Was zeigt das Schweigen der spanischen Intellektuellen (und nicht von ihnen) gegenüber dem “Parteiengesetz” und den Gerichtsurteilen, die von da herrühren? Wir sprechen von der zwangsweisen Beseitigung einer politischen Partei, d.h. – über ihre Praktiken hinaus – auch die Beseitigung ihrer Ideen. Wieso entflammen Palästina, Nordirland, aber auch Angola oder sogar die Taliban die Debatte und das Baskenland nicht?
Ein Gutteil der spanischen Intellektuellen ist für das Verbot von Batasuna und diejenigen, die dagegen sind, wollen keinen Heidenkrach hervorrufen, indem sie das sagen. Diese Illegalisierung stellt sich in die Logik der ‘political correctness’.

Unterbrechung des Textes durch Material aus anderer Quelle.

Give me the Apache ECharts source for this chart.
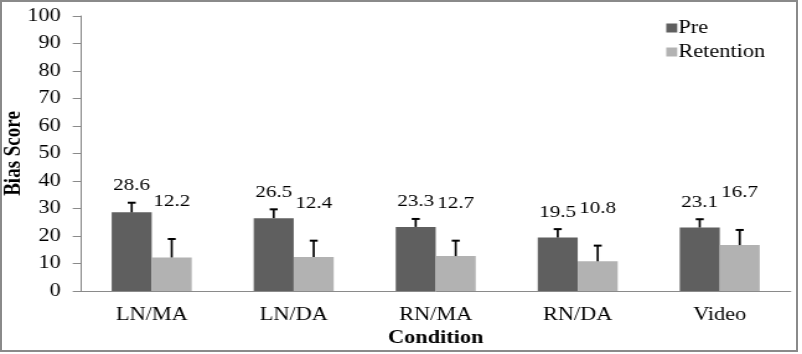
<!DOCTYPE html>
<html>
<head>
<meta charset="utf-8">
<script src="https://cdn.jsdelivr.net/npm/echarts@6/dist/echarts.min.js"></script>
<style>
  html, body { margin: 0; padding: 0; background: #fff; }
  #wrap { position: relative; width: 802px; height: 354px; overflow: hidden; }
  /* the original picture is stretched sideways, so the chart is drawn narrower and scaled */
  #chart { position: absolute; left: 0; top: 0; width: 647px; height: 354px; transform: scaleX(1.2396); transform-origin: 0 0; }
  #frame { position: absolute; left: 0; top: 0; width: 798px; height: 352px; box-sizing: border-box; border: 2px solid #8a8a8a; pointer-events: none; }
</style>
</head>
<body>
<div id="wrap">
  <div id="chart"></div>
  <div id="frame"></div>
</div>
<script>
const categories = ['LN/MA', 'LN/DA', 'RN/MA', 'RN/DA', 'Video']
const pre = [28.6, 26.5, 23.3, 19.5, 23.1]
const retention = [12.2, 12.4, 12.7, 10.8, 16.7]
const preErr = [3.5, 3.2, 2.9, 3.0, 3.0]
const retentionErr = [6.7, 5.9, 5.6, 5.7, 5.5]
const yTicks = [0, 10, 20, 30, 40, 50, 60, 70, 80, 90, 100]

const S = 802 / 647 // horizontal stretch
const sx = v => v / S
const font = '"Liberation Serif", "Times New Roman", serif'
const colors = ['#5f5f5f', '#b2b2b2']
const axisColor = '#8a8a8a'
const barWidth = sx(40)

// error bar + value label on top of each bar
function errorSeries(values, errs, side, labelGap) {
  return {
    type: 'custom',
    z: 10,
    data: values.map((v, i) => [i, v, errs[i]]),
    renderItem(params, api) {
      const base = api.coord([api.value(0), api.value(1)])
      const top = api.coord([api.value(0), api.value(1) + api.value(2)])
      const x = base[0] + side * barWidth / 2
      return {
        type: 'group',
        children: [
          { type: 'line', shape: { x1: x, y1: base[1], x2: x, y2: top[1] }, style: { stroke: '#000', lineWidth: 1.7 } },
          { type: 'line', shape: { x1: x - sx(4), y1: top[1], x2: x + sx(4), y2: top[1] }, style: { stroke: '#000', lineWidth: 2 } },
          {
            type: 'text',
            style: {
              x, y: top[1] - labelGap,
              text: api.value(1).toFixed(1),
              font: `17px ${font}`,
              fill: '#000',
              align: 'center',
              verticalAlign: 'middle',
            },
          },
        ],
      }
    },
  }
}

const chart = echarts.init(document.getElementById('chart'))
chart.setOption({
  animation: false,
  color: colors,
  textStyle: { fontFamily: font },
  grid: { left: sx(80.7), right: sx(11.3), top: 16, bottom: 63, outerBoundsMode: 'none', containLabel: false },
  legend: {
    orient: 'vertical',
    left: sx(660),
    top: 14,
    itemWidth: sx(11),
    itemHeight: 9,
    itemGap: 6,
    icon: 'rect',
    data: ['Pre', 'Retention'],
    textStyle: { fontFamily: font, fontSize: 18, color: '#000', lineHeight: 18, padding: [0, 0, 0, -4] },
  },
  xAxis: {
    type: 'category',
    data: categories,
    name: 'Condition',
    nameLocation: 'middle',
    nameGap: 38,
    nameMoveOverlap: false,
    nameTextStyle: { fontFamily: font, fontSize: 18, fontWeight: 'bold', color: '#000' },
    axisLine: { lineStyle: { color: axisColor, width: 1 } },
    axisTick: { length: 5, lineStyle: { color: axisColor } },
    axisLabel: { fontFamily: font, fontSize: 18, color: '#000', margin: 15 },
  },
  yAxis: {
    type: 'value',
    min: 0,
    max: 100,
    interval: 10,
    name: 'Bias Score',
    nameLocation: 'middle',
    nameGap: sx(55),
    nameMoveOverlap: false,
    nameTextStyle: { fontFamily: font, fontSize: 19, fontWeight: 'bold', color: '#000' },
    axisLine: { show: true, lineStyle: { color: axisColor, width: 1 } },
    axisTick: { show: true, length: sx(8), lineStyle: { color: axisColor } },
    splitLine: { show: false },
    axisLabel: {
      fontFamily: font, fontSize: 18, color: '#000', margin: sx(20),
      formatter: v => (yTicks.includes(v) ? String(v) : ''),
    },
  },
  series: [
    { name: 'Pre', type: 'bar', data: pre, barWidth, barGap: 0 },
    { name: 'Retention', type: 'bar', data: retention, barWidth, barGap: 0 },
    errorSeries(pre, preErr, -1, 17),
    errorSeries(retention, retentionErr, 1, 37),
  ],
})
</script>
</body>
</html>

Die ETA ist sicher nicht dieselbe Formation wie in den Ursprüngen und Batasuna ist eine andere Partei als die, die 1978 entstand. Das Attentat auf Carrero Blanco mit der kaltblütigen Ermordung eines Gemeinderates der Volkspartei zu vergleichen, ist einfach undenkbar. Welche Verantwortung haben die Separatisten für die Entscheidung Madrids?
Viel. Batasunas Verhalten bezüglich der ETA ist inakzeptabel und unheilvoll. Sie haben es nicht gewagt oder konnten es nicht wagen, der wahllosen Gewalt ‘auf algerische Art’, die die Aktionen der ETA – angefangen beim Hyperco-Anschlag (Eine Bombe der ETA ein ein absolut ziviles Ziel, einen Supermarkt in Barcelona, richtete im Juni 1987 ein Gemetzel an; Anmerkung der Redaktion) – charakterisiert hat, entgegenzutreten. Ich habe keinerlei Sympathie für die Batasunos, aber es geht nicht um Sympathie oder Antipathie. Sie zu verbieten, kompliziert das baskische Problem und ist eine reine Wahlkampfaktion der Rechten. Seitens der PSOE ist es nicht einmal das. Für die PSOE geht es darum, beim Sprungspiel nicht über das Seil zu stolpern, das ihre Rolle als Partei mit Staatsräson bildet.